Prostate cancer affects over 1.2 million people worldwide and is one of the most common malignancies in men. Most cases are diagnosed using biopsy and a method called transrectal ultrasound (TRUS), which uses sound waves to image the prostate and its surrounding tissues. However, TRUS cannot probe the prostate's molecular profile, meaning it misses key molecular markers and often gives false negatives and positives.
‘A new platform that combines two established imaging methods can peer into both the structure and molecular makeup of the prostate in men with prostate cancer. ’

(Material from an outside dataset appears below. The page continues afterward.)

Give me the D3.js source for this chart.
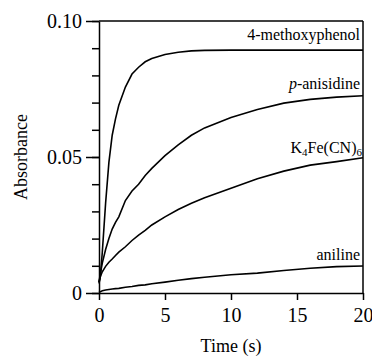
<!DOCTYPE html>
<html>
<head>
<meta charset="utf-8">
<script src="https://cdn.jsdelivr.net/npm/d3@7"></script>
<style>
  body { margin: 0; background: #fff; }
  text { font-family: "Liberation Serif", "Times New Roman", serif; fill: #000; }
</style>
</head>
<body>
<div id="chart"></div>
<script>
// Absorbance vs time kinetics traces

// Time points (s)
const times = [0, 0.1, 0.25, 0.5, 0.75, 1, 1.25, 1.5, 2, 2.5, 3, 3.5, 4, 5, 6, 7, 8, 10, 12, 14, 16, 18, 20];

// Absorbance values for each compound
const methoxyphenol = [0.004, 0.006, 0.015, 0.033, 0.048, 0.058, 0.064, 0.069, 0.0757, 0.0805, 0.083, 0.085, 0.0862, 0.0877, 0.0885, 0.089, 0.0892, 0.0893, 0.0893, 0.0893, 0.0893, 0.0893, 0.0893];
const anisidine = [0.004, 0.007, 0.011, 0.016, 0.020, 0.0235, 0.026, 0.028, 0.034, 0.0375, 0.040, 0.0432, 0.0458, 0.0505, 0.0545, 0.058, 0.0607, 0.0645, 0.0675, 0.0698, 0.0712, 0.072, 0.0725];
const ferrocyanide = [0.0035, 0.006, 0.0078, 0.0098, 0.0113, 0.0125, 0.0138, 0.015, 0.017, 0.0193, 0.0213, 0.023, 0.025, 0.028, 0.0307, 0.033, 0.035, 0.0385, 0.042, 0.0448, 0.047, 0.0483, 0.0497];
const aniline = [0.0003, 0.0005, 0.0008, 0.0011, 0.0013, 0.0015, 0.0016, 0.0017, 0.0021, 0.0024, 0.0028, 0.003, 0.0034, 0.004, 0.0047, 0.0053, 0.0058, 0.0067, 0.0073, 0.0083, 0.0091, 0.0097, 0.0099];

// Tick values
const xTicks = [0, 5, 10, 15, 20];
const yMinorTicks = [0, 0.01, 0.02, 0.03, 0.04, 0.05, 0.06, 0.07, 0.08, 0.09, 0.10];
const yMajorTicks = [0, 0.05, 0.10];
const yTickLabels = ["0", "0.05", "0.10"];

// Chart size
const W = 372, H = 356;
const margin = {top: 21, right: 9, bottom: 63, left: 99},
      width = W - margin.left - margin.right,
      height = H - margin.top - margin.bottom;

const svg = d3.select("#chart")
  .append("svg")
    .attr("width", W)
    .attr("height", H)
  .append("g")
    .attr("transform", `translate(${margin.left},${margin.top})`);

// Scales
const x = d3.scaleLinear().domain([0, 20]).range([0, width]);
const y = d3.scaleLinear().domain([0, 0.10]).range([height, 0]);

// Minor y ticks
svg.append("g")
  .call(d3.axisLeft(y).tickValues(yMinorTicks).tickSize(7).tickSizeOuter(0).tickFormat(""))
  .call(g => g.select(".domain").remove());

// Major y ticks with labels
svg.append("g")
  .attr("class", "y-axis")
  .call(d3.axisLeft(y).tickValues(yMajorTicks).tickSize(13).tickSizeOuter(0).tickPadding(4)
    .tickFormat((d, i) => yTickLabels[i]))
  .selectAll("text")
  .style("font-size", "20px");

// X axis
svg.append("g")
  .attr("class", "x-axis")
  .attr("transform", `translate(0,${height})`)
  .call(d3.axisBottom(x).tickValues(xTicks).tickSize(7).tickSizeOuter(0).tickPadding(8))
  .selectAll("text")
  .style("font-size", "20px");

svg.selectAll(".domain, .tick line").attr("stroke", "#000").attr("stroke-width", 1.5);

// Top and right frame lines
svg.append("line")
  .attr("x1", x(0)).attr("x2", x(20))
  .attr("y1", y(0.10)).attr("y2", y(0.10))
  .attr("stroke", "#000").attr("stroke-width", 1.5);
svg.append("line")
  .attr("x1", x(20)).attr("x2", x(20))
  .attr("y1", y(0)).attr("y2", y(0.10))
  .attr("stroke", "#000").attr("stroke-width", 1.5);

// Curves
const line = d3.line()
  .x((d, i) => x(times[i]))
  .y(d => y(d));

[methoxyphenol, anisidine, ferrocyanide, aniline].forEach(s => {
  svg.append("path")
    .datum(s)
    .attr("fill", "none")
    .attr("stroke", "#000")
    .attr("stroke-width", 1.6)
    .attr("d", line);
});

// Series labels
const lx = x(20) - 3;
svg.append("text").attr("x", lx).attr("y", 40 - margin.top)
  .attr("text-anchor", "end").style("font-size", "16px").text("4-methoxyphenol");

const an = svg.append("text").attr("x", lx).attr("y", 89 - margin.top)
  .attr("text-anchor", "end").style("font-size", "16px");
an.append("tspan").style("font-style", "italic").text("p");
an.append("tspan").text("-anisidine");

const fe = svg.append("text").attr("x", lx + 2).attr("y", 153 - margin.top)
  .attr("text-anchor", "end").style("font-size", "16px");
fe.append("tspan").text("K");
fe.append("tspan").attr("dy", 3).style("font-size", "11px").text("4");
fe.append("tspan").attr("dy", -3).text("Fe(CN)");
fe.append("tspan").attr("dy", 3).style("font-size", "11px").text("6");

svg.append("text").attr("x", lx).attr("y", 260 - margin.top)
  .attr("text-anchor", "end").style("font-size", "16px").text("aniline");

// Axis titles
svg.append("text")
  .attr("text-anchor", "middle")
  .attr("x", width / 2)
  .attr("y", 352 - margin.top)
  .style("font-size", "18px")
  .text("Time (s)");

svg.append("text")
  .attr("text-anchor", "middle")
  .attr("transform", `translate(${27 - margin.left},${157 - margin.top}) rotate(-90)`)
  .style("font-size", "18px")
  .text("Absorbance");
</script>
</body>
</html>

To overcome these limitations, Sri-Rajasekhar Kothapalli and colleagues created TRUSPA, a device that integrates TRUS with a hybrid optical-ultrasound method named photoacoustic imaging. Combining these approaches allows TRUSPA to detect anatomical features of the prostate such as blood vessels in real time, as well as detailed molecular information within tumors.
The platform worked as intended in mouse models of prostate cancer and in isolated human prostates and administering an FDA-approved dye enhanced image contrast. In an experiment with 20 male subjects, TRUSPA provided clear images of the prostate's anatomy - peering as deep as six centimeters into tissue - and could distinguish a malignant region of the prostate in one patient with advanced disease.
Kothapalli et al. will investigate how TRUSPA could be developed to detect specific biomarkers of prostate cancer, which could further boost its accuracy and clinical potential.